Coming to the effect of romantic relationships on one’s academics. The idea that getting into relationships badly hampers academics is extremely callow and jejune. For the matter of fact, this very idea was embedded deep into Indian minds by the British culture which believed that young men and women should not be allowed to intermix with each other and it reduces their rational thinking. But even when the British society has moved forward over the years then why is it that Indian society is finding it tough to accept this notion?

To answer the above question we need to understand the concept of Power Distance Index first. Wikipedia defines PDI as” Power distance is the extent to which the less powerful members of organizations and institutions (like the family) accept and expect that power is distributed unequally.” This can be used to explain how teenagers react to conflicting ideas with their parents.

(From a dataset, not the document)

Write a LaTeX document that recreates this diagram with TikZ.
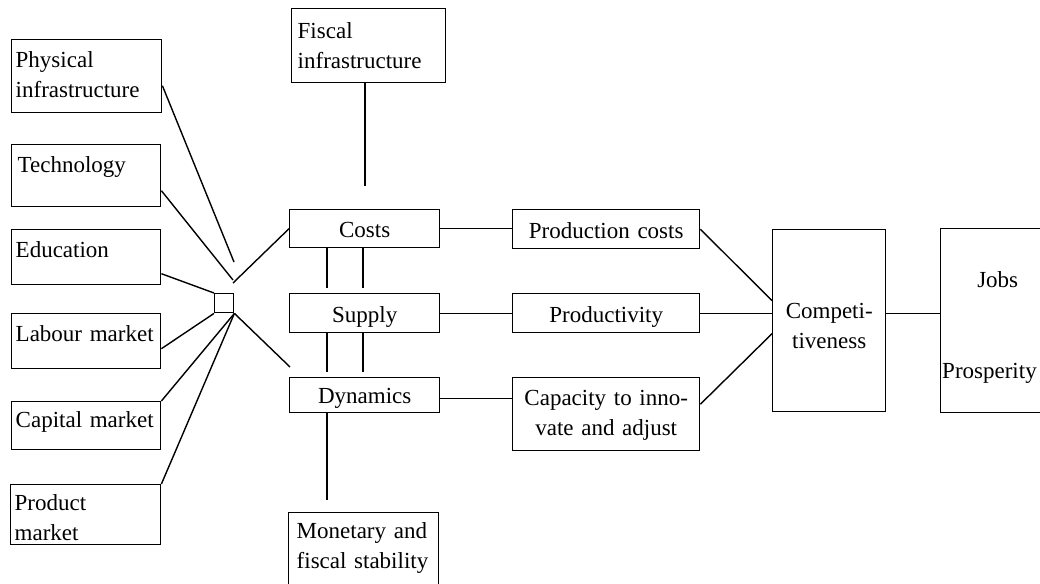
\documentclass[tikz,border=0pt]{standalone}
\usepackage{fontspec}
\setmainfont{Liberation Serif}
\newcommand\dfont{\fontsize{23}{29.5}\selectfont}
\tikzset{
  box/.style={draw, line width=1.4pt, inner ysep=0pt, font=\dfont, anchor=north west},
  lbox/.style={box, align=left, inner xsep=4pt},
  cbox/.style={box, align=center, inner xsep=0pt},
  conn/.style={line width=1.4pt},
}
\begin{document}
\begin{tikzpicture}[x=1pt,y=-1pt]
\useasboundingbox (0,0) rectangle (1040,583);
% left column
\node[lbox, text width=142pt, text height=28pt, text depth=45pt] (phys) at (11,39) {Physical\\\mbox{infrastructure}};
\node[lbox, text width=141pt, text height=28pt, text depth=34pt] (tech) at (11,144) {\hspace*{2pt}Technology};
\node[lbox, text width=141pt, text height=28pt, text depth=27pt] (edu) at (11,229) {Education};
\node[lbox, text width=141pt, text height=28pt, text depth=27pt] (labour) at (11,313) {\mbox{Labour market}};
\node[lbox, text width=141pt, text height=26pt, text depth=22pt] (capital) at (11,401) {\mbox{Capital market}};
\node[lbox, text width=142pt, text height=26pt, text depth=34pt] (product) at (10,484) {Product\\market};
% small junction square
\node[draw, line width=1.4pt, minimum width=19pt, minimum height=19pt, inner sep=0pt, anchor=north west] (sq) at (214,293) {};
% middle column
\node[lbox, text width=142pt, inner xsep=6pt, text height=30pt, text depth=44pt] (fiscal) at (291,8) {Fiscal\\\mbox{infrastructure}};
\node[cbox, text width=150pt, text height=28pt, text depth=10pt] (costs) at (289,209) {Costs};
\node[cbox, text width=150pt, text height=29pt, text depth=10pt] (supply) at (289,293) {Supply};
\node[cbox, text width=150pt, text height=26pt, text depth=9pt] (dyn) at (289,377) {Dynamics};
\node[lbox, text width=134pt, inner xsep=8pt, text height=26pt, text depth=48pt] (monet) at (288,512) {\mbox{Monetary and}\\\mbox{fiscal stability}};
% second column
\node[cbox, text width=187pt, text height=29pt, text depth=10pt] (prodc) at (512,209) {Production costs};
\node[cbox, text width=187pt, text height=29pt, text depth=10pt] (prodv) at (512,293) {Productivity};
\node[cbox, text width=187pt, text height=28pt, text depth=45pt] (cap) at (512,377) {Capacity to inno-\\vate and adjust};
% right
\node[cbox, text width=113pt, text height=89pt, text depth=93pt] (comp) at (772,229) {Competi-\\tiveness};
\node[cbox, text width=114pt, text height=59pt, text depth=125pt] (jobs) at (940,228) {Jobs};
\node[font=\dfont, anchor=base west, inner sep=0pt] (prosp) at (942,378) {Prosperity};
% free ends
\coordinate (p1) at (234,262);
\coordinate (p2) at (233,280);
\coordinate (p3) at (233,283);
\coordinate (p4) at (290,367);
\coordinate (f1) at (365,186);
\coordinate (xa) at (327,0);
\coordinate (xb) at (363,0);
% connectors into the junction
\draw[conn] ([yshift=-9.5pt]phys.east) -- (p1);
\draw[conn] ([yshift=-15pt]tech.east) -- (p2);
\draw[conn] (costs.west) -- (p3);
\draw[conn] ([yshift=-16.5pt]edu.east) -- (sq.north west);
\draw[conn] ([yshift=-7.5pt]labour.east) -- (sq.south west);
\draw[conn] (capital.north east) -- (sq.south east);
\draw[conn] (product.north east) -- (sq.south east);
\draw[conn] (sq.south east) -- (p4);
% verticals
\draw[conn] (fiscal.south -| f1) -- (f1);
\draw[conn, shorten >=5pt] (costs.south -| xa) -- (supply.north -| xa);
\draw[conn, shorten >=5pt] (costs.south -| xb) -- (supply.north -| xb);
\draw[conn, shorten >=5pt] (supply.south -| xa) -- (dyn.north -| xa);
\draw[conn, shorten >=5pt] (supply.south -| xb) -- (dyn.north -| xb);
\draw[conn, shorten >=12pt] (dyn.south -| xa) -- (monet.north -| xa);
% horizontals
\draw[conn] (costs.east) -- (prodc.west |- costs.east);
\draw[conn] (supply.east) -- (prodv.west |- supply.east);
\draw[conn] ([yshift=-3pt]dyn.east) coordinate (d1) -- (cap.west |- d1);
% into competitiveness
\draw[conn] (prodc.east) -- ([yshift=20pt]comp.west);
\draw[conn] (prodv.east) -- (comp.west |- prodv.east);
\draw[conn] ([yshift=10pt]cap.east) -- ([yshift=-13pt]comp.west);
\draw[conn] ([yshift=7pt]comp.east) -- ([yshift=7pt]jobs.west);
\end{tikzpicture}
\end{document}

India having a higher PDI (77 on a scale of 100)means that Indian teenagers find it really tough to rebel against what their parents have to say. While British culture, whose PDI is just 35, find it easy to accept new philosophies. I do acknowledge this might be just too much to digest, so I am concluding with the note that I am particularly neither against nor in support of the notion of ‘teenage love’ but what I want our youngsters to do is to follow their heart and interact with their elders as much as possible. The interaction should not be a mere discussion and you ending up nodding and accepting whatever they have to say but rather it should be a more holistic debate where ideas are exchanged and new thoughts are respected and absorbed equally well in one’s life. With this only can we reduce the prevailing generation gap that we experience in our daily lives.